Wednesday, 28 February 2018

Bertie lies on a blanket ...

... in front of the calor gas fire in the hall which is boosting the warmth in the cottage.  If he gets any closer he'll scorch his fur.

The "Beast from the East" - it's Siberian winds much tamed this far south - is sending snow flurries across the garden and the under floor heating is struggling. 

Yesterday, with even colder temperatures and in brilliant sunshine, I mowed one of  our grassy banks. Huffing and puffing backwards and forwards I was tempted to remove (but resisted) one of my many layers. Today, however, a leaden grey sky keeps us firmly indoors.

Watching the snow begin to settle I decide a Leclerc's shopping trip is required. Better now, while I can still get the merc up the chemin rural behind us. The supermarket car park is virtually empty and the few of us who've braved the weather scuttle in and out of the automatic doors, shoulders hunched and faces lowered against the sting of the driving snow.

Before I set out, Tod tells me that tomorrow is due to be worse in the UK according to the meteorologists and he asks me gloomily if I've checked our forecast.  I'm somewhat surprised to read our temperature here by late morning will be fourteen degrees celsius. With sunshine.

Much encouraged, I find myself standing in front of the seeds display in Leclerc's and buying packets of cosmos, lavatera and California poppies .  Maybe this summer, during the weeks when the roses sulk, I will manage to fill our borders with a riot of colour to delight our guests. Now there's a heart-warming thought on this dank cold day.

Thursday, 1 February 2018


My father's parents came to live with us when I was eight.

Nana was small and brittle, always busy. Not comfortable with children, she used to buy our good behaviour with spoonfuls of honey. She wore an apron with a pocket in the front and it was here she carried her false teeth, only to be put in her mouth when visitors came to the door.

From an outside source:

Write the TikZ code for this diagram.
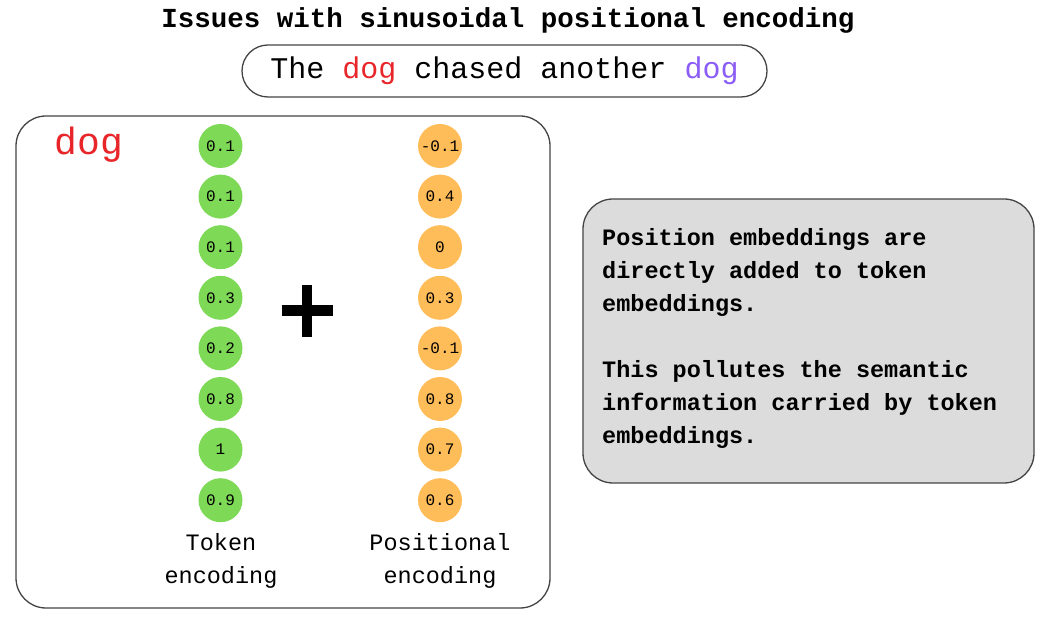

In her early twenties Mum had all her teeth taken out and was fitted with dentures.  She told me she had chalky teeth and was tired of going to the dentist on her own since early childhood. She had no mother and none of her many older siblings could be bothered to look after her.  So among the memories of my mother is one of a small pink plastic pot into which her dentures were popped at night.

This was the image I carried with me as I discussed with Dr M my brand new partial dentures which he had just placed in my mouth.  What did I do with them at night? He told me opinion is divided. In England, dentists suggest taking them out.  In France, dentists suggest to women that they always wear their dentures, so that their husbands are blissfully unaware their spouses are toothless.  Apparently there is no evidence either way as to which is better.

My mouth feels like it has an entire cutlery drawer in it.  I am assured things will improve.  In the meantime, I might just get myself an apron with a front pocket.